Some Members may be concerned that the $1,000 tax credit for hiring and retaining employees resembles the Jimmy Carter tax credit of the late 1970's, which did little to curb long-term unemployment. In 1977, the Carter Administration signed the New Jobs Tax Credit (NJTC), one of four programs of the 1977 economic stimulus package, into law. The NJCT provided federal wage subsidies for two years, from 1977-1978, to companies that hired new workers. During the two years of the program, one-in-three new jobs received the tax credit at an estimated cost of $4 billion annually. Despite the high number of credit recipients, the actual impact of the NJCT has been the topic of contentious debate. During that period the unemployment rate dropped by 1.5 percent. However, the decline in unemployment was short-lived and the NJTC ultimately failed to curb unemployment in the long run. Two years later, in 1979, the unemployment rate began to increase rapidly (perhaps as a result of the loss of federally subsidized jobs). Emil Sunley, the Deputy Assistant Secretary for Tax Analysis at the Carter Administration's Treasury Department said in 1980 that, "The impact of the credit on jobs was slight." Likewise, Howard Gleckman of the Urban-Brookings Tax Policy Center said of a similar subsidy proposed last year, "tax credits for hiring new workers promise to be an administrative nightmare and won't create many new jobs."
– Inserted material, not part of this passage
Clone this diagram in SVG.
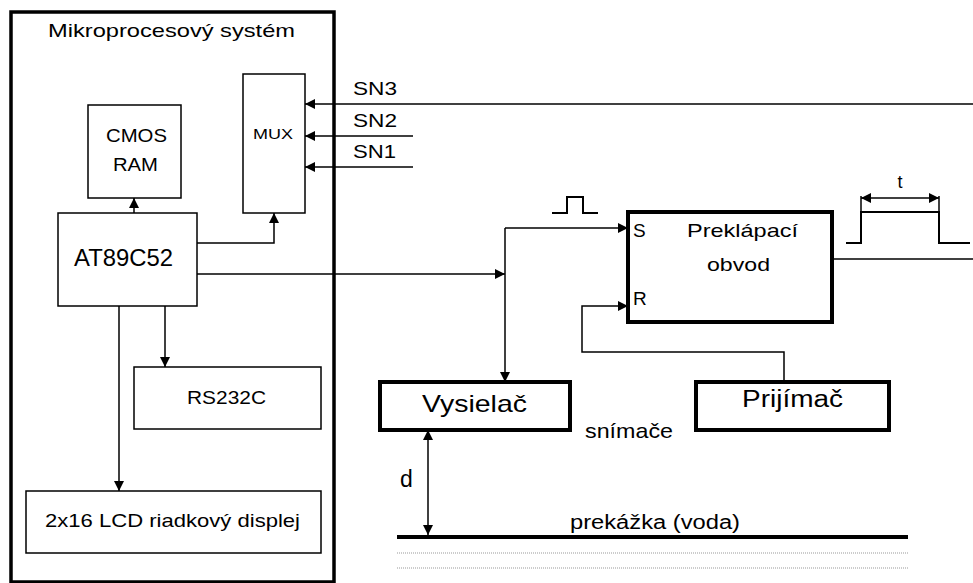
<svg xmlns="http://www.w3.org/2000/svg" width="973" height="583" viewBox="0 0 973 583">
<style>
text{font-family:"Liberation Sans",Arial,sans-serif;fill:#000}
.thin{fill:#fff;stroke:#000;stroke-width:1.5}
.thick{fill:#fff;stroke:#000;stroke-width:4}
.ln{fill:none;stroke:#000;stroke-width:1.5}
.ar{fill:none;stroke:#000;stroke-width:1.5;marker-end:url(#ah)}
.dot{fill:none;stroke:#999;stroke-width:1;stroke-dasharray:1 1}
</style>
<defs>
<marker id="ah" viewBox="0 0 10 10" refX="10" refY="5" markerWidth="10" markerHeight="10" markerUnits="userSpaceOnUse" orient="auto-start-reverse">
<path d="M0,0 L10,5 L0,10 z" fill="#000"/>
</marker>
</defs>
<rect width="973" height="583" fill="#fff"/>

<g id="system">
<rect x="11" y="12" width="323" height="570" fill="none" stroke="#000" stroke-width="3.5"/>
<text x="171.5" y="37" font-size="19" text-anchor="middle" textLength="247" lengthAdjust="spacingAndGlyphs">Mikroprocesový systém</text>
</g>

<g id="cmos">
<rect class="thin" x="88" y="105" width="93" height="93"/>
<text x="136.5" y="142" font-size="19" text-anchor="middle" textLength="61" lengthAdjust="spacingAndGlyphs">CMOS</text>
<text x="135.5" y="171" font-size="19" text-anchor="middle" textLength="45" lengthAdjust="spacingAndGlyphs">RAM</text>
</g>

<g id="mux">
<rect class="thin" x="243" y="74" width="62" height="139"/>
<text x="273" y="139" font-size="15" text-anchor="middle" textLength="40" lengthAdjust="spacingAndGlyphs">MUX</text>
</g>

<g id="at89c52">
<rect class="thin" x="58" y="213" width="139" height="93"/>
<text x="123.5" y="266" font-size="23" text-anchor="middle" textLength="99" lengthAdjust="spacingAndGlyphs">AT89C52</text>
</g>

<g id="rs232c">
<rect class="thin" x="134" y="367" width="187" height="62"/>
<text x="226.5" y="404" font-size="19" text-anchor="middle" textLength="79" lengthAdjust="spacingAndGlyphs">RS232C</text>
</g>

<g id="lcd">
<rect class="thin" x="26" y="491" width="295" height="62"/>
<text x="172.5" y="527" font-size="19" text-anchor="middle" textLength="255" lengthAdjust="spacingAndGlyphs">2x16 LCD riadkový displej</text>
</g>

<g id="preklapaci">
<rect class="thick" x="628" y="212" width="204" height="110"/>
<text x="742.5" y="237" font-size="19" text-anchor="middle" textLength="111" lengthAdjust="spacingAndGlyphs">Preklápací</text>
<text x="738.5" y="271" font-size="19" text-anchor="middle" textLength="63" lengthAdjust="spacingAndGlyphs">obvod</text>
<text x="633" y="237" font-size="19">S</text>
<text x="633" y="305" font-size="19">R</text>
</g>

<g id="vysielac">
<rect class="thick" x="380" y="382" width="190" height="48"/>
<text x="474.5" y="412" font-size="24" text-anchor="middle" textLength="105" lengthAdjust="spacingAndGlyphs">Vysielač</text>
</g>

<g id="prijimac">
<rect class="thick" x="696" y="382" width="193" height="48"/>
<text x="792.5" y="407" font-size="23" text-anchor="middle" textLength="101" lengthAdjust="spacingAndGlyphs">Prijímač</text>
</g>

<g id="labels">
<text x="353" y="95" font-size="18" textLength="44" lengthAdjust="spacingAndGlyphs">SN3</text>
<text x="353" y="127" font-size="18" textLength="44" lengthAdjust="spacingAndGlyphs">SN2</text>
<text x="353" y="158" font-size="18" textLength="43" lengthAdjust="spacingAndGlyphs">SN1</text>
<text x="585" y="438" font-size="21" textLength="88" lengthAdjust="spacingAndGlyphs">snímače</text>
<text x="400" y="487" font-size="23">d</text>
<text x="570" y="529" font-size="20" textLength="170" lengthAdjust="spacingAndGlyphs">prekážka (voda)</text>
<text x="900" y="188" font-size="18" text-anchor="middle">t</text>
</g>

<g id="obstacle">
<line x1="397" y1="537" x2="908" y2="537" stroke="#000" stroke-width="4"/>
<line class="dot" x1="397" y1="553" x2="908" y2="553"/>
<line class="dot" x1="397" y1="568" x2="908" y2="568"/>
</g>

<g id="connectors">
<line class="ar" x1="134" y1="213" x2="134" y2="198"/>
<polyline class="ar" points="197,243 274,243 274,213"/>
<line class="ar" x1="119" y1="306" x2="119" y2="491"/>
<line class="ar" x1="165" y1="306" x2="165" y2="367"/>
<line class="ar" x1="973" y1="104" x2="305" y2="104"/>
<line class="ar" x1="413" y1="136" x2="305" y2="136"/>
<line class="ar" x1="413" y1="167" x2="305" y2="167"/>
<line class="ar" x1="197" y1="274" x2="505" y2="274"/>
<polyline class="ar" points="505,228 628,228"/>
<line class="ar" x1="505" y1="228" x2="505" y2="382"/>
<polyline class="ar" points="784,382 784,352 582,352 582,306 628,306"/>
<line class="ln" x1="832" y1="259" x2="973" y2="259"/>
<line class="ar" x1="428" y1="483" x2="428" y2="430"/>
<line class="ar" x1="428" y1="483" x2="428" y2="535"/>
<line class="ar" x1="900" y1="198" x2="861" y2="198"/>
<line class="ar" x1="900" y1="198" x2="939" y2="198"/>
<line class="ln" x1="861" y1="196" x2="861" y2="212"/>
<line class="ln" x1="939" y1="196" x2="939" y2="212"/>
<polyline fill="none" stroke="#000" stroke-width="2" points="846,243 861,243 861,212 939,212 939,243 970,243"/>
<polyline fill="none" stroke="#000" stroke-width="2" points="552,213 567,213 567,197 583,197 583,213 598,213"/>
</g>
</svg>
A number of concerns have been raised with the proposal, including:
Who Qualifies?: There are administrative questions as to how to measure who receives the tax credit (i.e., what constitutes new or incremental employment) and how it is distributed. Some have suggested that businesses could easily game the system to receive a benefit without actually increasing employment. For instance, without proper guidelines and oversight, an employer could fire and hire the small employee as a new worker or split one position into two. And the program would be administered by the same Administration that has had abandoned its confusing and misleading stimulus methodology of jobs "saved or created."
Not Long-Term, Pro-Growth: Unlike many of the proposals in the Republican "stimulus" alternative, this sort of jobs tax credit is a temporary wage subsidy and not a true drop in the federal tax burden. Many Members may believe that long-term tax relief (such as lowering tax rates) is a more effective way to spur long-term economic growth and across-the-board employment.
According to JCT's analysis of H.R. 2847, provisions in the bill, including the payroll tax holiday and the section 179 expensing expansion, and Build America Bond expansion would increase deficits by $17.6 billion over ten years. JCT also estimates that tax increases in the bill would raise revenues by $18.6 billion. The total effect of these provisions, according to JCT, would be a deficit reduction of $991 million over ten years. However, this estimate does not include the $19.5 billion transfer from the general fund to the HTF or the $142.4 billion in new authorizations for surface transportation programs over the next ten years.